It’s awhirl inside my head. The hormones are buzzing and I can almost feel it. Like my poky finger reaches inside the fuzz of soft cotton that my body has degenerated into, to feel the buzz, the movement and the violence inside.
As for my head, it has gone into standby mode. Sulking over the activity that the rest of the body has gone into overdrive over, the head says, “This is it! I hang.” And it does it with a vengeance.
The head pounds, the heart is pumping away, sending more than its share into the top storey. There is nothing I can do, but hold the head, moan a bit and then, resignedly sink back into the chair, wishing it were a soft mattress with a pillow and a comforter. But wishes are not horses and I have not yet learned to ride.
Meanwhile, the body is enjoying the trip – gleefully weaving its superiority over all things cerebral. There are parts of it that painfully throb; others seem woefully inadequate to bear the insidious trauma. The body is laughing all the way, like it’s got a free trip to the amusement park.

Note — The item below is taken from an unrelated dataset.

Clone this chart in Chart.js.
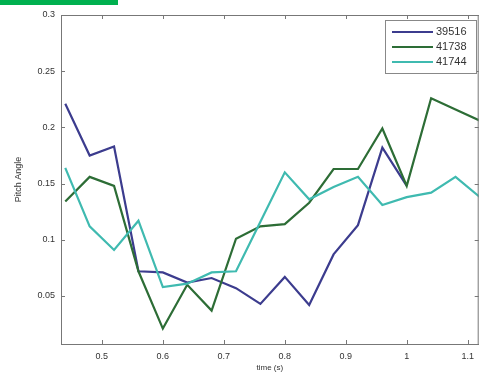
<!DOCTYPE html>
<html><head><meta charset="utf-8">
<script src="https://cdn.jsdelivr.net/npm/chart.js@4.4.0/dist/chart.umd.min.js"></script>
<style>
html,body{margin:0;padding:0;background:#fff;overflow:hidden;width:481px;height:374px}
canvas{position:absolute;left:0;top:0}
#bar{position:absolute;left:0;top:0;width:118px;height:5px;background:#00b04f}
</style></head>
<body>
<canvas id="c" width="481" height="374"></canvas>
<div id="bar"></div>
<script>
const times = [0.44,0.48,0.52,0.56,0.60,0.64,0.68,0.72,0.76,0.80,0.84,0.88,0.92,0.96,1.00,1.04,1.08,1.12];
const s39516 = [0.221,0.175,0.183,0.072,0.071,0.062,0.066,0.057,0.043,0.067,0.042,0.087,0.113,0.182,0.148];
const s41738 = [0.134,0.156,0.148,0.072,0.021,0.060,0.037,0.101,0.112,0.114,0.133,0.163,0.163,0.199,0.148,0.226,0.216,0.206];
const s41744 = [0.164,0.112,0.091,0.117,0.058,0.061,0.071,0.072,0.116,0.160,0.136,0.147,0.156,0.131,0.138,0.142,0.156,0.138];
const seriesNames = ['39516','41738','41744'];
const seriesColors = ['#3c3c8e','#2d6d36','#3fbab0'];
const xTicks = [0.5,0.6,0.7,0.8,0.9,1,1.1];
const yTicks = [0.05,0.1,0.15,0.2,0.25,0.3];

const allSeries = [s39516, s41738, s41744];
const datasets = allSeries.map((s, i) => ({
  label: seriesNames[i],
  data: s.map((v, j) => ({x: times[j], y: v})),
  borderColor: seriesColors[i],
  backgroundColor: seriesColors[i],
  borderWidth: 2.2,
  pointRadius: 0,
  tension: 0,
  fill: false,
  order: 3 - i
}));

const fmt = v => String(Number(v.toFixed(2)));
const FONT = '"Liberation Sans", Arial, sans-serif';
const TXT = '#333';

const framePlugin = {
  id: 'frame',
  afterDraw(chart) {
    const ctx = chart.ctx, a = chart.chartArea;
    const xs = chart.scales.x, ys = chart.scales.y;
    ctx.save();
    ctx.strokeStyle = '#777';
    ctx.lineWidth = 1;
    ctx.beginPath();
    ctx.moveTo(a.left, a.top + 0.5); ctx.lineTo(a.right, a.top + 0.5);
    ctx.moveTo(a.right - 0.5, a.top); ctx.lineTo(a.right - 0.5, a.bottom);
    xTicks.forEach(v => {
      const px = Math.round(xs.getPixelForValue(v)) + 0.5;
      ctx.moveTo(px, a.bottom); ctx.lineTo(px, a.bottom - 4);
      ctx.moveTo(px, a.top); ctx.lineTo(px, a.top + 4);
    });
    yTicks.forEach(v => {
      const py = Math.round(ys.getPixelForValue(v)) + 0.5;
      ctx.moveTo(a.left, py); ctx.lineTo(a.left + 4, py);
      ctx.moveTo(a.right, py); ctx.lineTo(a.right - 4, py);
    });
    ctx.stroke();
    // legend
    const lx = 385, ly = 20, lw = 91, lh = 53;
    ctx.fillStyle = '#fff';
    ctx.fillRect(lx, ly, lw, lh);
    ctx.strokeStyle = '#888';
    ctx.strokeRect(lx + 0.5, ly + 0.5, lw, lh);
    ctx.font = '11px ' + FONT;
    ctx.textBaseline = 'middle';
    ctx.textAlign = 'left';
    chart.data.datasets.forEach((d, i) => {
      const y = 32 + i * 15;
      ctx.strokeStyle = d.borderColor;
      ctx.lineWidth = 2;
      ctx.beginPath(); ctx.moveTo(392, y); ctx.lineTo(433, y); ctx.stroke();
      ctx.fillStyle = TXT;
      ctx.fillText(d.label, 436, y);
    });
    ctx.restore();
  }
};

new Chart(document.getElementById('c'), {
  type: 'line',
  data: {datasets},
  options: {
    responsive: false,
    animation: false,
    devicePixelRatio: 1,
    layout: {padding: {left: 0, top: 15, right: 1, bottom: 0}},
    plugins: {legend: {display: false}, tooltip: {enabled: false}},
    scales: {
      x: {
        type: 'linear', min: 0.433, max: 1.118,
        afterBuildTicks: s => { s.ticks = xTicks.map(v => ({value: v})); },
        afterFit: s => { s.height = 30; },
        grid: {display: false, drawTicks: false},
        border: {display: true, color: '#777', width: 1},
        ticks: {padding: 7, color: TXT, font: {size: 9, family: FONT}, callback: v => fmt(v), maxRotation: 0, autoSkip: false},
        title: {display: true, text: 'time (s)', color: TXT, font: {size: 8, family: FONT}, padding: {top: 0, bottom: 1}}
      },
      y: {
        type: 'linear', min: 0.0073, max: 0.3,
        afterBuildTicks: s => { s.ticks = yTicks.map(v => ({value: v})); },
        afterFit: s => { s.width = 61; },
        grid: {display: false, drawTicks: false},
        border: {display: true, color: '#777', width: 1},
        ticks: {padding: 6, color: TXT, font: {size: 9, family: FONT}, callback: v => fmt(v), autoSkip: false},
        title: {display: true, text: 'Pitch Angle', color: TXT, font: {size: 9, family: FONT}, padding: {top: 13, bottom: 0}}
      }
    }
  },
  plugins: [framePlugin]
});
</script>
</body></html>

“I feel sick,” I tell the family. Members look up consideringly. I must be looking okay for they tell me in various ways, to chill and relax. “I don’t feel good,” I reiterate. I know now that the brain has absolutely no powers since somewhere, the nerves have gotten tangled and there are absolutely no verbal cues. The same words resound round and round and suddenly, I crave for oblivion. A drink. A sleeping pill. Anything that will stop this takeover.